This is good start for a more interesting story. I like how you introduced us Sheena and Simon, and that they both are not magic is an interesting factor. I’d really like to see how you go on with this story. The prologue is fantastic.
I noticed one minor dialogue mistake:
“Children do nothing but get in the way,” Simon would tell those brave enough to question him about it.
There needs to be a comma. I’ve added it in, written bold.
Other than that: please do continue writing this story. It looks promising.

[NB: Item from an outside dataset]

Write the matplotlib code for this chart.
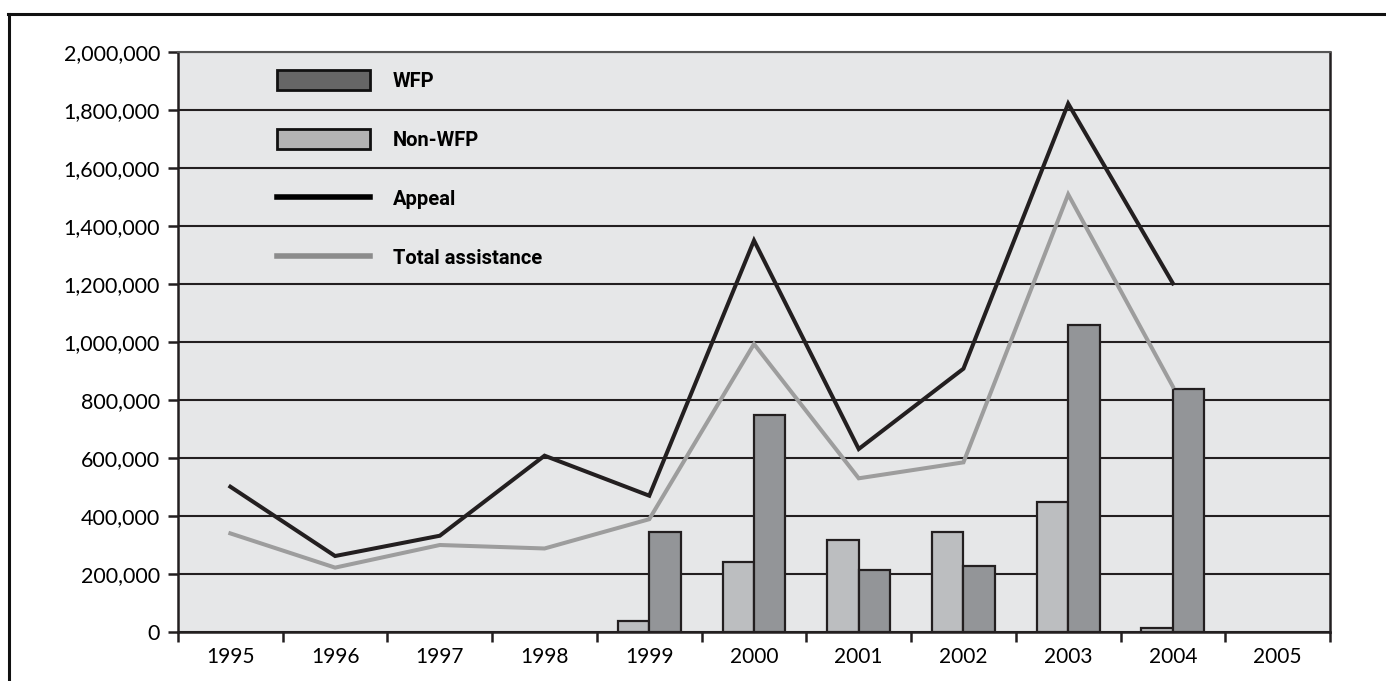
import matplotlib
matplotlib.use("Agg")
import matplotlib.pyplot as plt
from matplotlib.patches import Patch
from matplotlib.lines import Line2D
from matplotlib.ticker import FuncFormatter
import numpy as np

years = ["1995", "1996", "1997", "1998", "1999", "2000",
         "2001", "2002", "2003", "2004", "2005"]

# food aid volumes by year (None = no figure)
non_wfp = [0, 0, 0, 0, 39000, 242000, 318000, 346000, 449000, 14000, 0]
wfp = [0, 0, 0, 0, 346000, 750000, 213000, 228000, 1057000, 839000, 0]
appeal = [501000, 262000, 332000, 608000, 470000, 1350000,
          631000, 908000, 1822000, 1202000, None]
total_assistance = [340000, 222000, 300000, 288000, 389000, 993000,
                    530000, 585000, 1509000, 846000, None]

DARK = "#231f20"
BG = "#e6e7e8"

plt.rcParams["font.family"] = ["Lato", "DejaVu Sans"]

fig = plt.figure(figsize=(13.86, 6.81), dpi=100)
ax = fig.add_axes([178 / 1386, 1 - 632 / 681, 1152 / 1386, 580 / 681])
ax.set_facecolor(BG)

x = np.arange(len(years))
w = 0.3
nw = [v if v else np.nan for v in non_wfp]
wf = [v if v else np.nan for v in wfp]
ax.bar(x - w / 2, nw, w, color="#bcbec0", edgecolor=DARK, linewidth=1.6, zorder=3)
ax.bar(x + w / 2, wf, w, color="#939598", edgecolor=DARK, linewidth=1.6, zorder=3)

ap = np.array([np.nan if v is None else v for v in appeal], dtype=float)
ta = np.array([np.nan if v is None else v for v in total_assistance], dtype=float)
ax.plot(x, ap, color=DARK, lw=2.9, zorder=4, solid_joinstyle="miter")
ax.plot(x, ta, color="#9d9d9d", lw=2.9, zorder=4, solid_joinstyle="miter")

ax.set_xlim(-0.5, len(years) - 0.5)
ax.set_ylim(0, 2000000)
ax.set_yticks(np.arange(0, 2000001, 200000))
ax.yaxis.set_major_formatter(FuncFormatter(lambda v, p: f"{int(v):,}"))
ax.yaxis.grid(True, color=DARK, lw=1.5, zorder=1)
ax.set_axisbelow(True)

# ticks sit on category boundaries, labels at centres
ax.set_xticks(np.arange(-0.5, len(years)), minor=False)
ax.set_xticklabels([])
ax.set_xticks(x, minor=True)
ax.set_xticklabels(years, minor=True)
ax.tick_params(axis="x", which="major", length=7, width=1.8, color=DARK, direction="out")
ax.tick_params(axis="x", which="minor", length=0, pad=11, labelsize=15)
ax.tick_params(axis="y", length=7, width=1.8, color=DARK, labelsize=15.5, pad=6)

for side in ["left", "bottom", "right"]:
    ax.spines[side].set_color(DARK)
    ax.spines[side].set_linewidth(1.8)
ax.spines["top"].set_color("#555555")
ax.spines["top"].set_linewidth(1.5)

handles = [
    Patch(facecolor="#666666", edgecolor="#111111", linewidth=2),
    Patch(facecolor="#b3b3b3", edgecolor="#111111", linewidth=2),
    Line2D([], [], color="#000000", lw=4),
    Line2D([], [], color="#8c8c8c", lw=4),
]
labels = ["WFP", "Non-WFP", "Appeal", "Total assistance"]
leg = ax.legend(handles, labels, loc="upper left", bbox_to_anchor=(0.086, 0.969),
                frameon=False, handlelength=4.6, handleheight=1.15,
                labelspacing=1.9, handletextpad=1.15, borderpad=0, borderaxespad=0,
                prop={"family": ["Roboto", "DejaVu Sans"],
                      "weight": "bold", "size": 14.5})

# outer frame lines along top and left
fig.add_artist(Line2D([9 / 1386, 9 / 1386], [0, 1 - 14 / 681], color="#111111", lw=2.2))
fig.add_artist(Line2D([8 / 1386, 1], [1 - 14 / 681, 1 - 14 / 681], color="#111111", lw=2.2))

fig.savefig("out.png", dpi=100)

This is a nice start, you've done well in creating two unique characters and providing a basic description of them. This was a bit short though, which is not a bad thing in itself but in this case I did feel you could have provided a bit more detail: maybe you could have told us some more about their personalities, and their relationship as well. It would have been nice to see some interaction between them. Some detail about the setting would be good too. Still, I'm sure all that will come in the following chapters :-)
There are no spelling mistakes! (At least, none that I can see glancing over this again quickly.) Which is great!! Your spelling and grammar seem good :-)
Overall this is a good introduction to the story, you've set the scene and ended on a note which makes us wonder what will happen. The last sentence is good - simple and direct, rather mysterious.
I'll continue reading this story when the next chappies are up! I wish you luck with your writing, this is not bad for a first fanfic, keep it up!!
~ Cirelondiel :-D
Author's Response: Thank you very much. I was very worried about how this would turn out, especially being my first one. Thank you for the support and advise which i welcome. Hope to have the first full length chapter up before too long.
It was neat how you introduced us to these (assumedly) major original characters before diving into the story. I am waiting for the next update with anticipation!